Entries taken from a collection
+++

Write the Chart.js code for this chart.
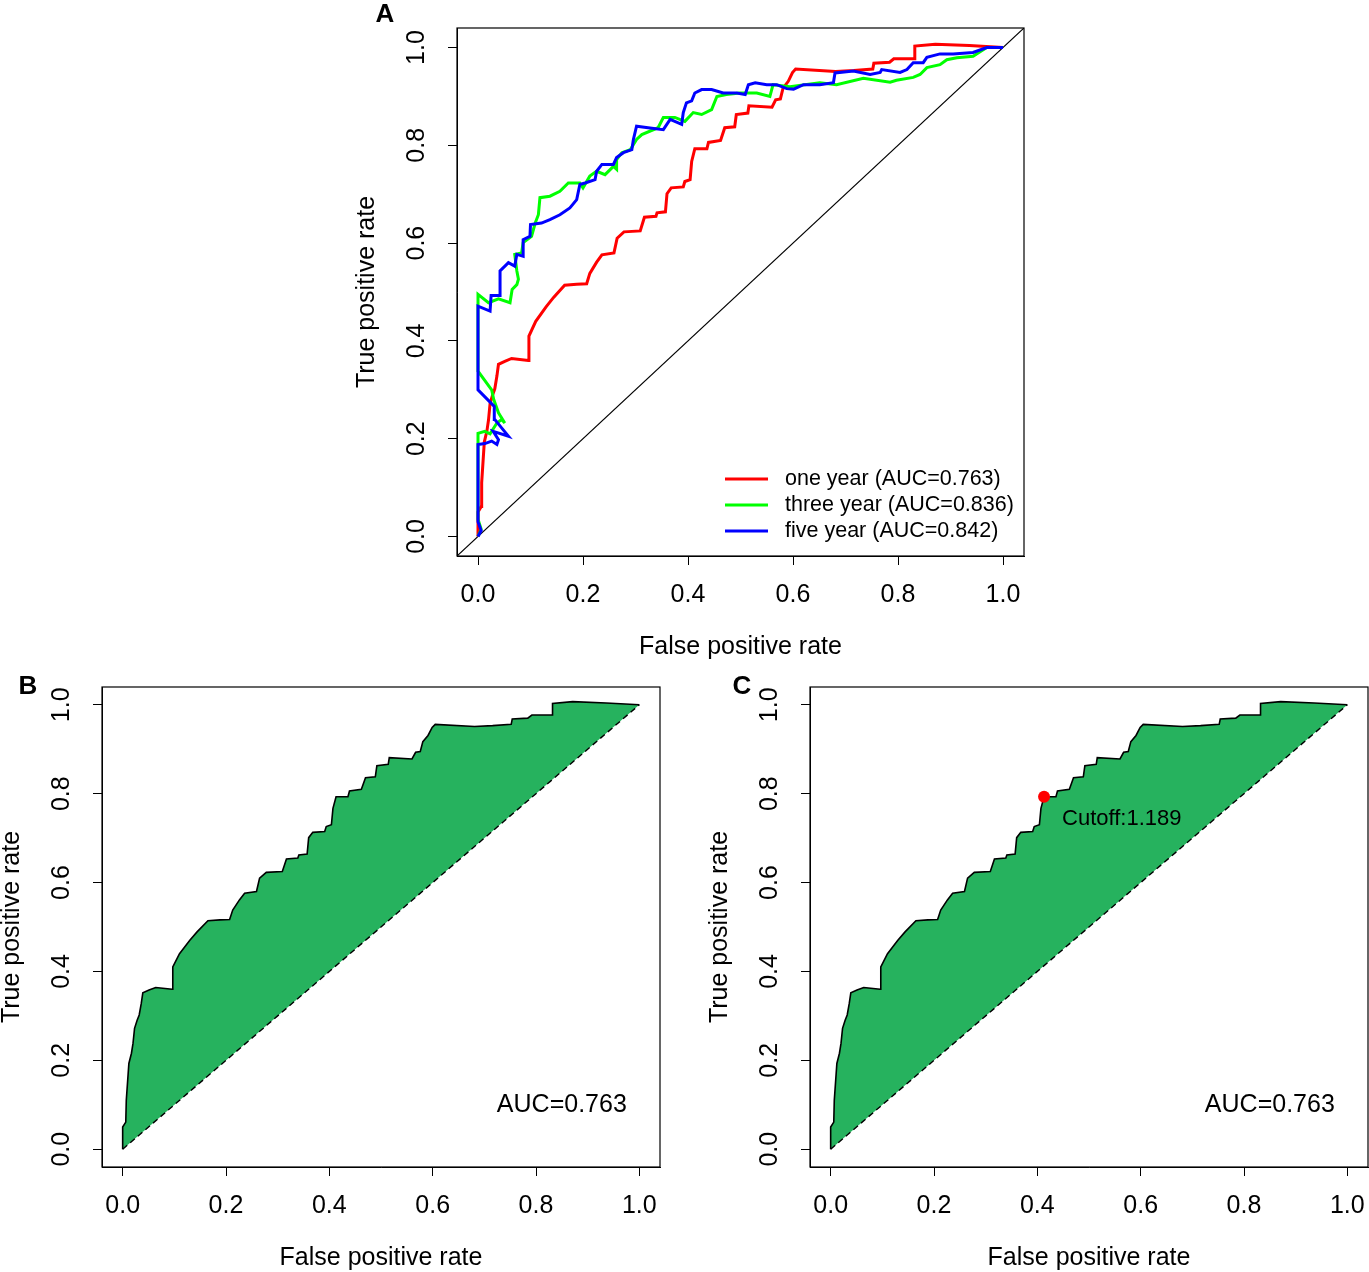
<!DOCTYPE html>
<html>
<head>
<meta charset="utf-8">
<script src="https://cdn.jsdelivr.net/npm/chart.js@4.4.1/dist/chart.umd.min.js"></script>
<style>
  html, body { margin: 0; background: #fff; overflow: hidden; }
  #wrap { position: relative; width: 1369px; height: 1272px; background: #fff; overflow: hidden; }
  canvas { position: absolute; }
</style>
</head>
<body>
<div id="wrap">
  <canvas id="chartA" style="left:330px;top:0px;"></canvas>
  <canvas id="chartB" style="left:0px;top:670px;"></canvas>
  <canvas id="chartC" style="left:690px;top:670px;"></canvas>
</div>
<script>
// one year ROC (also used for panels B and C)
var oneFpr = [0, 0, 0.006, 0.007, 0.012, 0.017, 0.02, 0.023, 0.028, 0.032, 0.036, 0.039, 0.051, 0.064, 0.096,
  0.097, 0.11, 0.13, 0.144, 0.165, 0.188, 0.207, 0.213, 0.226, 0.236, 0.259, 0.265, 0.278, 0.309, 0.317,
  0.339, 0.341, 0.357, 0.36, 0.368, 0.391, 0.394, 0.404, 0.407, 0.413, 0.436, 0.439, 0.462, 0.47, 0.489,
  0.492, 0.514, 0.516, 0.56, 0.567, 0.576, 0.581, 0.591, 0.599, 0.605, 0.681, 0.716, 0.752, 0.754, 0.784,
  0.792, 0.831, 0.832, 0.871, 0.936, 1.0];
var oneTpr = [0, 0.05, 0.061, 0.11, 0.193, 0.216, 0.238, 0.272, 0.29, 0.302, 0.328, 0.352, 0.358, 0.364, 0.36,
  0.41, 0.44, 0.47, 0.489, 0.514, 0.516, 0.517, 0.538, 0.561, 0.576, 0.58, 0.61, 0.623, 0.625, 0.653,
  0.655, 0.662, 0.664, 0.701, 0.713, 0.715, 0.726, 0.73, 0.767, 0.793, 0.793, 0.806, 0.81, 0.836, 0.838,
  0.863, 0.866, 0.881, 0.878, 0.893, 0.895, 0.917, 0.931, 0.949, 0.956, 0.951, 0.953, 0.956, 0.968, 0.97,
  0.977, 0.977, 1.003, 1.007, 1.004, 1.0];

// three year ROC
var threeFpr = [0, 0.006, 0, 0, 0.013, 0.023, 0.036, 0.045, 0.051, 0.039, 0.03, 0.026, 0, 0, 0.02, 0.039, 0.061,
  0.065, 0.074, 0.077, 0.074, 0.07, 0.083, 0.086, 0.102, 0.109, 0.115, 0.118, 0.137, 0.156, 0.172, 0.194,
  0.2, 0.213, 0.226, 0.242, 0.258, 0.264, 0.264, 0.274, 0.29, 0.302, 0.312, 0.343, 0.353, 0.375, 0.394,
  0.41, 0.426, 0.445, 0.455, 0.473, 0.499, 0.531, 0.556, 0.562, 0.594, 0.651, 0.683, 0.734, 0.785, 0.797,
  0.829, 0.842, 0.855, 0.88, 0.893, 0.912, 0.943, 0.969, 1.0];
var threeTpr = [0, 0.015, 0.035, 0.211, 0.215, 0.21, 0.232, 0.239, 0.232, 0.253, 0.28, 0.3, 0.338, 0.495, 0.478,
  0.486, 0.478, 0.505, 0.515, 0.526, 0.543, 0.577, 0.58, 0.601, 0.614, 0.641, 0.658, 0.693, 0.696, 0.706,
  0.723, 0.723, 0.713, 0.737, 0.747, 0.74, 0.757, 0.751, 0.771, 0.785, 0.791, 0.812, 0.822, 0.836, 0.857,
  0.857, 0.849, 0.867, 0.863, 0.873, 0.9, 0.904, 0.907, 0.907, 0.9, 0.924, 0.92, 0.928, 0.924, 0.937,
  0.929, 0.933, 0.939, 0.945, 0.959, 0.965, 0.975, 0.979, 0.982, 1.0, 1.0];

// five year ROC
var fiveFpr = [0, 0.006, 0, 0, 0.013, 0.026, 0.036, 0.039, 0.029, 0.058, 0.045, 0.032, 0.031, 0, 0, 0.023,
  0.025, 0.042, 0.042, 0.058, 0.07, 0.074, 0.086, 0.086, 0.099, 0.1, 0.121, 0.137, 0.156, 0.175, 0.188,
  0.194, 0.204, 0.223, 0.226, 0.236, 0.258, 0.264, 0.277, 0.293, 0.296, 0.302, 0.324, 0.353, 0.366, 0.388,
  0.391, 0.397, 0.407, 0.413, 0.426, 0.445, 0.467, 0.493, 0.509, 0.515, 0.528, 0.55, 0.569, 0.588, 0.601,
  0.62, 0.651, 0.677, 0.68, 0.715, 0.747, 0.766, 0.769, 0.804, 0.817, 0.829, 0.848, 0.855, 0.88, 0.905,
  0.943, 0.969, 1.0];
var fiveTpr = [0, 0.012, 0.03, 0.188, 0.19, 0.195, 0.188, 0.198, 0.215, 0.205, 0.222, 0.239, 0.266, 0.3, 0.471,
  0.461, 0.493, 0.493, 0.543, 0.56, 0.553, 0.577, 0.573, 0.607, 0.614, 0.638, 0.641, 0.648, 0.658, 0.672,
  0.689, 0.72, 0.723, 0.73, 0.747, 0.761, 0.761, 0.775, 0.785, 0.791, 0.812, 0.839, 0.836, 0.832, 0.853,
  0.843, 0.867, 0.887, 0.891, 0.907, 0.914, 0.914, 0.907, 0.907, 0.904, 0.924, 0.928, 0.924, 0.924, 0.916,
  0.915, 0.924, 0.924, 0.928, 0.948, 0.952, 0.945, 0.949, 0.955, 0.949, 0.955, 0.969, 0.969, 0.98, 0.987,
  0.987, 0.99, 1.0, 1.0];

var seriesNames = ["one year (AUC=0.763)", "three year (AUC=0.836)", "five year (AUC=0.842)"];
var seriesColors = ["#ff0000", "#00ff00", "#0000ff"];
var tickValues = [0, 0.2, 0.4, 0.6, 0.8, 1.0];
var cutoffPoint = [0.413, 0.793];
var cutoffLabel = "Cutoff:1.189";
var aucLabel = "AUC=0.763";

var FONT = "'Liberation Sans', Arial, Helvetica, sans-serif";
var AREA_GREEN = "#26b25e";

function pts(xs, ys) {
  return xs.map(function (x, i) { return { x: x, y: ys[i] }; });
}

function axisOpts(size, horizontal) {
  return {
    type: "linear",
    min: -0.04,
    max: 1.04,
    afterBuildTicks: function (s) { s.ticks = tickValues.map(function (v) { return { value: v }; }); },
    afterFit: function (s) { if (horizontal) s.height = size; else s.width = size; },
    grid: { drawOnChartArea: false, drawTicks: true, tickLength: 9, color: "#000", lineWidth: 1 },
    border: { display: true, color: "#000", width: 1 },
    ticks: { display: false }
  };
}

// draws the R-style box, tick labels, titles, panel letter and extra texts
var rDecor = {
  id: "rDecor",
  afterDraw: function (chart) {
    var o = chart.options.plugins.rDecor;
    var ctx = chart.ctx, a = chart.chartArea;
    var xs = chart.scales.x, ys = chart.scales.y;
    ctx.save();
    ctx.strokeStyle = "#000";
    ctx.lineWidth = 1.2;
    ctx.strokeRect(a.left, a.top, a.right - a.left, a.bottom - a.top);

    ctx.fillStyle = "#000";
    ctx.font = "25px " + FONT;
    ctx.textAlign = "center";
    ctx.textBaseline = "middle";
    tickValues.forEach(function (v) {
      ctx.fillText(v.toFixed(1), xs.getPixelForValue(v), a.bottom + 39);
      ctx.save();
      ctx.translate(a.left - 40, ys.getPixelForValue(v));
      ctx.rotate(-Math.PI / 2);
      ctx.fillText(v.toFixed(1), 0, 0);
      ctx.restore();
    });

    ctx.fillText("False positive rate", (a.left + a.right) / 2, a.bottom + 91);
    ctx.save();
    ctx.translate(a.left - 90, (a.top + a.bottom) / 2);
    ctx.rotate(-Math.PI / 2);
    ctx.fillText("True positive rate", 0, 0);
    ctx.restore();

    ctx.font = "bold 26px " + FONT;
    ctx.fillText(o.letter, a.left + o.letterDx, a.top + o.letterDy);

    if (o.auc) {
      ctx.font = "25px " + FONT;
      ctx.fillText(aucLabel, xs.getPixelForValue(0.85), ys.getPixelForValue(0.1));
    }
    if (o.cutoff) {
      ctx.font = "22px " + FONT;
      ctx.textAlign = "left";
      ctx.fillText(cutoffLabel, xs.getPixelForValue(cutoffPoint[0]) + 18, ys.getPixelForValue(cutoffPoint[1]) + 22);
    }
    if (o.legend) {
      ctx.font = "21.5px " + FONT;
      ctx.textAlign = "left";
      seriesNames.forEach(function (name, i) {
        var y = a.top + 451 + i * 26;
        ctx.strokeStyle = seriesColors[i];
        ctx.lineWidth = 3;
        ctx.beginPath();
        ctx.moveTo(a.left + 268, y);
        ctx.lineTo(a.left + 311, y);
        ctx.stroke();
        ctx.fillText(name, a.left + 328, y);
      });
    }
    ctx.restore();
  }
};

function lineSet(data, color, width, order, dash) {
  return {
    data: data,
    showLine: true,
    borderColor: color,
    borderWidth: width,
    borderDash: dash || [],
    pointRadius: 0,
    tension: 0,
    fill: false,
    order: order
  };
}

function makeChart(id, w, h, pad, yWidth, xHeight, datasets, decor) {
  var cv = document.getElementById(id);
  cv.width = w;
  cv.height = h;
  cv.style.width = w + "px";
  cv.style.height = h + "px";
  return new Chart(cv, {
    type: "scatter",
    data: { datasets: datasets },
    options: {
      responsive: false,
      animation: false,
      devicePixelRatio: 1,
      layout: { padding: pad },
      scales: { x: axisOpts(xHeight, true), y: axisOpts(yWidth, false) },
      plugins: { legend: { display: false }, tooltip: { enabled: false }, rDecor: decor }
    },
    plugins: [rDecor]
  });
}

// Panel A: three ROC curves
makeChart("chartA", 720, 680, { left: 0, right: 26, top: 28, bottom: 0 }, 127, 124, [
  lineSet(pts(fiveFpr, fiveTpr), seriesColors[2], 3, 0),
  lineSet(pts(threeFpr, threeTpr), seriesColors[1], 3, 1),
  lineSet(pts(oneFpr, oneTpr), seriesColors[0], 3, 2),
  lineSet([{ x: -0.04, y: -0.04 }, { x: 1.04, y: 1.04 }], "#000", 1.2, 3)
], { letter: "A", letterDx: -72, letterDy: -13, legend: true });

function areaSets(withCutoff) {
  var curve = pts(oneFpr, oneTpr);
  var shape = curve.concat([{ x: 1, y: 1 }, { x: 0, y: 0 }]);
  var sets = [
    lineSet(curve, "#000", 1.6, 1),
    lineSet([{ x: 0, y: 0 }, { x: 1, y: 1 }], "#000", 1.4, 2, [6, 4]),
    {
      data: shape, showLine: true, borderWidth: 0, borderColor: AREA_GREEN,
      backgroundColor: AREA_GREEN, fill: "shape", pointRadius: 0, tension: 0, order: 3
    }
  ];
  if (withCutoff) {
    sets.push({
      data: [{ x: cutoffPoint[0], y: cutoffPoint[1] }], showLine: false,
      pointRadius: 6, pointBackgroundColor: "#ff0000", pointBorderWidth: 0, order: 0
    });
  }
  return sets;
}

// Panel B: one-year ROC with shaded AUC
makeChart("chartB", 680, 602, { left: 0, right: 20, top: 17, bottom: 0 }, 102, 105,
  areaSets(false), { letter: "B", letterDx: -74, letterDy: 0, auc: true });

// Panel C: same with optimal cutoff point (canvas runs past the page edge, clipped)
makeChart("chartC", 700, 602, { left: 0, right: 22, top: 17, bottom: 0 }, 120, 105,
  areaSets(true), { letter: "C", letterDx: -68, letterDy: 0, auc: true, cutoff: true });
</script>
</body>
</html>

+++

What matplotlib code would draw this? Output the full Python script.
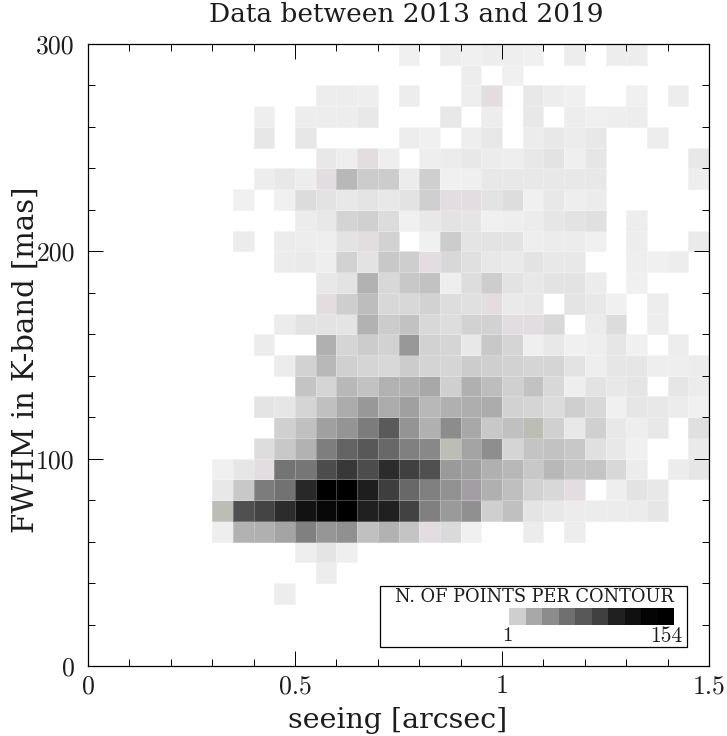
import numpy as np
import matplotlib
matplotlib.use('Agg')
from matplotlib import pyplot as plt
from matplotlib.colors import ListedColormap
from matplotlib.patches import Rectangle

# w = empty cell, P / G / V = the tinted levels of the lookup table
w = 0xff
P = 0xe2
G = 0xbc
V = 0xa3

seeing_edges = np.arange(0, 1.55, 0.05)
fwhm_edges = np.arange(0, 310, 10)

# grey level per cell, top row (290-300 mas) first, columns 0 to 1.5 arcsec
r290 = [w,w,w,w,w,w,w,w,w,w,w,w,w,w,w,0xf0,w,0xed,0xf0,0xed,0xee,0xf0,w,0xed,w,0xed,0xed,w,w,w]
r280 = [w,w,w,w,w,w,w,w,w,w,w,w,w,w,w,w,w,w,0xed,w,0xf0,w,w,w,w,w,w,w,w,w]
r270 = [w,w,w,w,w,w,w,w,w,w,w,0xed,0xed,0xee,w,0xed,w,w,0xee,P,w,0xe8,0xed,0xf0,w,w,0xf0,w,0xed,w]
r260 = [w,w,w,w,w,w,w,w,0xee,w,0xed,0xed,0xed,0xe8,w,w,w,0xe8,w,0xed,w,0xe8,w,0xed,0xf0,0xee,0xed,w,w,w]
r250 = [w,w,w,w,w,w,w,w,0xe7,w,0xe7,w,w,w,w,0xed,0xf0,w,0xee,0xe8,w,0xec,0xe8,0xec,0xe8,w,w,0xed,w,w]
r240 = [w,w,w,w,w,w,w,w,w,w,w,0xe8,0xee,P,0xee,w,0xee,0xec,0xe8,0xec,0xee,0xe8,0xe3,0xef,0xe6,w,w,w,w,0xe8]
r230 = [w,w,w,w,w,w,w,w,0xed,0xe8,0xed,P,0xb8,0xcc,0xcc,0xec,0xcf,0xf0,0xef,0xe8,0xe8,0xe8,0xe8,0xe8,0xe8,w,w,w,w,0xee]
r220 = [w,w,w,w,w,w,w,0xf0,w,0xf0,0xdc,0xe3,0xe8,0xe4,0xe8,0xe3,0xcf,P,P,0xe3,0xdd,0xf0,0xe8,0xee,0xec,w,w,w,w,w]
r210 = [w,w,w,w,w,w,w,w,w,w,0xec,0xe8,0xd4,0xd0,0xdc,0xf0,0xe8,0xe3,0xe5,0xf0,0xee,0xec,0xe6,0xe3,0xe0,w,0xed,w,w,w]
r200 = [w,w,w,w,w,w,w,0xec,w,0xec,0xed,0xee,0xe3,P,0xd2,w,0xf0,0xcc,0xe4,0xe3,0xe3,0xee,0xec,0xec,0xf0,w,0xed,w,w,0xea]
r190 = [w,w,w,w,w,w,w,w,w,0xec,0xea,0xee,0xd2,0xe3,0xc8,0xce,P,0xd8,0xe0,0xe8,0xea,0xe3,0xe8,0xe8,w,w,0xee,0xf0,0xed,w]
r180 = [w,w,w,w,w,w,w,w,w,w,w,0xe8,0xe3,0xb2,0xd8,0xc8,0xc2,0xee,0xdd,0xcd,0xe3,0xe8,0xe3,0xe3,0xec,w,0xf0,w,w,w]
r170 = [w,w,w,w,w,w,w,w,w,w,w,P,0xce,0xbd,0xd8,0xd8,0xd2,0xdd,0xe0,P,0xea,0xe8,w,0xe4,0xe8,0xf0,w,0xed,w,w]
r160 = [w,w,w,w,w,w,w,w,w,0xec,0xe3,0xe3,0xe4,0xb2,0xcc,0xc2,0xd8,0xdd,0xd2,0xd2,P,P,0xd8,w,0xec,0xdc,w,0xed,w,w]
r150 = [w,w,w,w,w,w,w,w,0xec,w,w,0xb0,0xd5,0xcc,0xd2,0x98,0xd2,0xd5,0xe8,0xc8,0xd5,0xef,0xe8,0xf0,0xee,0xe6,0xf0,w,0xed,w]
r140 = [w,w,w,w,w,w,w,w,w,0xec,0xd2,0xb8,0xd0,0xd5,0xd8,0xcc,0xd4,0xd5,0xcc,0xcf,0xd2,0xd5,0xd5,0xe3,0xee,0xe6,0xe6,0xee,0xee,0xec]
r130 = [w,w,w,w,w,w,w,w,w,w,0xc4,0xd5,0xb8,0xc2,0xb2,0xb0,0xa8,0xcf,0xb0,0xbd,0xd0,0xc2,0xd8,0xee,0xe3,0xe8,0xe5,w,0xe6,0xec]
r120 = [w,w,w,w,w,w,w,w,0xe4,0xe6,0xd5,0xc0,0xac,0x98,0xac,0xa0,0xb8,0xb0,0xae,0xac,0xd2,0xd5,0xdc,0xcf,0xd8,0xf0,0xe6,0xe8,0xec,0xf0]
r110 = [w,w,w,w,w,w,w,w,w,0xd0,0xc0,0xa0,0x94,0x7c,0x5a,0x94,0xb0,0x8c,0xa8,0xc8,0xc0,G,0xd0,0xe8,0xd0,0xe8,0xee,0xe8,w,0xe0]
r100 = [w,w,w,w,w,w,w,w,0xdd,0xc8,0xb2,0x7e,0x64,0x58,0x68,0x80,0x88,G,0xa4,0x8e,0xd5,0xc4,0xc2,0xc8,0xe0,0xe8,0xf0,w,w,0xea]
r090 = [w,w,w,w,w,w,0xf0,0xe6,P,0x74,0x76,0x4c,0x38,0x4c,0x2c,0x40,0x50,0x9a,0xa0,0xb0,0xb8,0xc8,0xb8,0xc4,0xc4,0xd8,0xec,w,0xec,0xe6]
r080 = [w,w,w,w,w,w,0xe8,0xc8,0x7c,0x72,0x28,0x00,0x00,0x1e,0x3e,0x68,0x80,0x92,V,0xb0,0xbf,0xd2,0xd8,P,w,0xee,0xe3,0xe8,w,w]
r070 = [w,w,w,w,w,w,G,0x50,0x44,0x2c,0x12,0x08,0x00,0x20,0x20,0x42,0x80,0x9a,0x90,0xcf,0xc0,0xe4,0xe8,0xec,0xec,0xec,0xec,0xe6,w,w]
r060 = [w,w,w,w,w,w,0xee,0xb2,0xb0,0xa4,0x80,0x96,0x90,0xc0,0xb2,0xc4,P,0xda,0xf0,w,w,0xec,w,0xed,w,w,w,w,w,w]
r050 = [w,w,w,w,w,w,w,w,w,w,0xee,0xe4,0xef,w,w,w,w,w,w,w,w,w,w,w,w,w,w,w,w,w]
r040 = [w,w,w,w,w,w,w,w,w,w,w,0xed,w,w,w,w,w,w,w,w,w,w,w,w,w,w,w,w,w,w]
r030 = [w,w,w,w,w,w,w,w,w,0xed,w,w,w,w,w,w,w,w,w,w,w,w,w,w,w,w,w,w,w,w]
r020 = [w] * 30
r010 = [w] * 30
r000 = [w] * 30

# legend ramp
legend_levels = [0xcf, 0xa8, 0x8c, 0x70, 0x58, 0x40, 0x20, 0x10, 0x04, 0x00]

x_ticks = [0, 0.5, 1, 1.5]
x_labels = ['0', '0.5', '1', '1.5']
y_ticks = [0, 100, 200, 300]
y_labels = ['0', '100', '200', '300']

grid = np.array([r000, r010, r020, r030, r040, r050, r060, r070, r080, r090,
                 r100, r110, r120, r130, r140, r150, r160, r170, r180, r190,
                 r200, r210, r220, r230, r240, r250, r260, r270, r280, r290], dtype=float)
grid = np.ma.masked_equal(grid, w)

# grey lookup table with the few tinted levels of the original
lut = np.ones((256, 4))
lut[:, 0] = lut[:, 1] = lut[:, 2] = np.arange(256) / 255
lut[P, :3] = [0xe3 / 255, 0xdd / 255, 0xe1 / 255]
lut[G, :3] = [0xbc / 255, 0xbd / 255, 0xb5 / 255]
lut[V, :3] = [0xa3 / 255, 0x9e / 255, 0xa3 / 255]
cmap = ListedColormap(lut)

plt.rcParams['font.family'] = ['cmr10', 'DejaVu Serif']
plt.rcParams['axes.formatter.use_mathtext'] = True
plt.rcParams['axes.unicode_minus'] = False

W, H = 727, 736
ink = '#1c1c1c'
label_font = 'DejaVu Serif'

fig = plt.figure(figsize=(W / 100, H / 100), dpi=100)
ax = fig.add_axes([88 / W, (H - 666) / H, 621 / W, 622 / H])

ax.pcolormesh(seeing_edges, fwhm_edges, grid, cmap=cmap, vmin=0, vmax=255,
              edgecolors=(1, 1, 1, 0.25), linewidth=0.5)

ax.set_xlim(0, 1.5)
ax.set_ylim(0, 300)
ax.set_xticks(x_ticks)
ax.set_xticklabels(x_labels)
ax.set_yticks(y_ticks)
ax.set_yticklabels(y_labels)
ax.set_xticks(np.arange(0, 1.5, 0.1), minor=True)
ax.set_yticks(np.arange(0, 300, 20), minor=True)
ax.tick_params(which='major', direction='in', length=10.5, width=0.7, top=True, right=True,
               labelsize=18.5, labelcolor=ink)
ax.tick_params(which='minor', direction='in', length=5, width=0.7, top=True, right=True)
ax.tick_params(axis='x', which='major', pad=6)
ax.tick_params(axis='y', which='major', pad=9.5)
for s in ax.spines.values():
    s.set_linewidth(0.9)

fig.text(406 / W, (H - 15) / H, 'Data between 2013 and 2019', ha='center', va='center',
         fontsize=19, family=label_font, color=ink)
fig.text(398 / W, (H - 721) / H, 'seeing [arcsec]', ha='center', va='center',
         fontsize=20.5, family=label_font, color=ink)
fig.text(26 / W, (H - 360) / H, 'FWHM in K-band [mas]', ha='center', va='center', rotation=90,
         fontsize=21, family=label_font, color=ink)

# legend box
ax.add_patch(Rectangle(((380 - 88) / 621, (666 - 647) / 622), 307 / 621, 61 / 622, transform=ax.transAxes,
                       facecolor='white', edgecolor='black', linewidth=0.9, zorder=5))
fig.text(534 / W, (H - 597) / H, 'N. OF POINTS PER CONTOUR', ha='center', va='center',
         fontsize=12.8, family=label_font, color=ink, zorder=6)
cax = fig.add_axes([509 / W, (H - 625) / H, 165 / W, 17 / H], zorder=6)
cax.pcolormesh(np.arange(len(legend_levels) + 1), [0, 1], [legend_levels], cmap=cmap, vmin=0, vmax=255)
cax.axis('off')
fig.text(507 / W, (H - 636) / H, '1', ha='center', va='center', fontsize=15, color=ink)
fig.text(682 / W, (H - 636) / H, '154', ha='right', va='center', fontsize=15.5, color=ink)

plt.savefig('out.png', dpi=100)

+++

Task to carry out =
Give the number of lines in the listing above that contain "this", and nothing else.

Expected answer =
2